Washington, Nov 19 : The UN Human Rights Council, frequently accused of coddling some of the world's most repressive governments, has been allegedly of paying in part with foreign aid funds for a 23 million dollar mural.
In a ceremony attended by UN Secretary General Ban Ki-moon, Spanish artist Miquel Barcelo told the press that his 16,000-square-foot ceiling artwork reminded him of "an image of the world dripping toward the sky" - but it reminded critics of money slipping out of relief coffers.
"In Spain there's a controversy because they took money out of the foreign aid budget, took money from starving children in Africa, and spent it on colourful stalactites," FOX News quoted Hillel Neuer, executive director of UN Watch, as saying.

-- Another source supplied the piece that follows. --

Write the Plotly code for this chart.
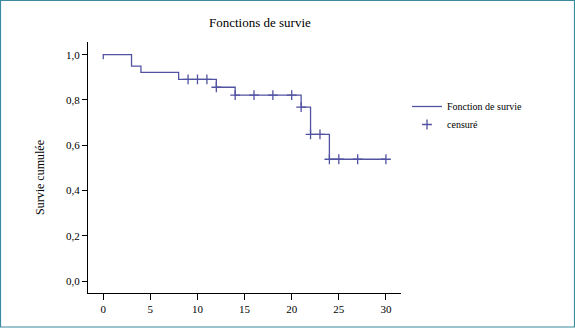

Spanish taxpayers paid for most of the sprawling sculpture, which has been compared to the Sistine Chapel, but around 633,000 dollar came from Spain's budget for overseas development aid.
Spain's conservative opposition party blasted the government for diverting money from projects to alleviate poverty in poorer countries, though the government insisted the funding for Barcelo's work was kept separate.
Ban himself praised the piece and thanked Barcelo for putting his "unique talents to work in the service of the world."
The artwork will soar above the Human Rights Council's chambers at UN's European headquarters in Geneva, which may soon undergo a 1 billion dollar renovation, but only after a 1.9 billion dollar facelift of the UN's New York offices is completed.
Meanwhile, international humanitarian groups pleaded with the human rights panel to take time out from their party to address the worsening human rights "catastrophe" in the Congo, where the government is fighting a deadly battle with several rebel groups.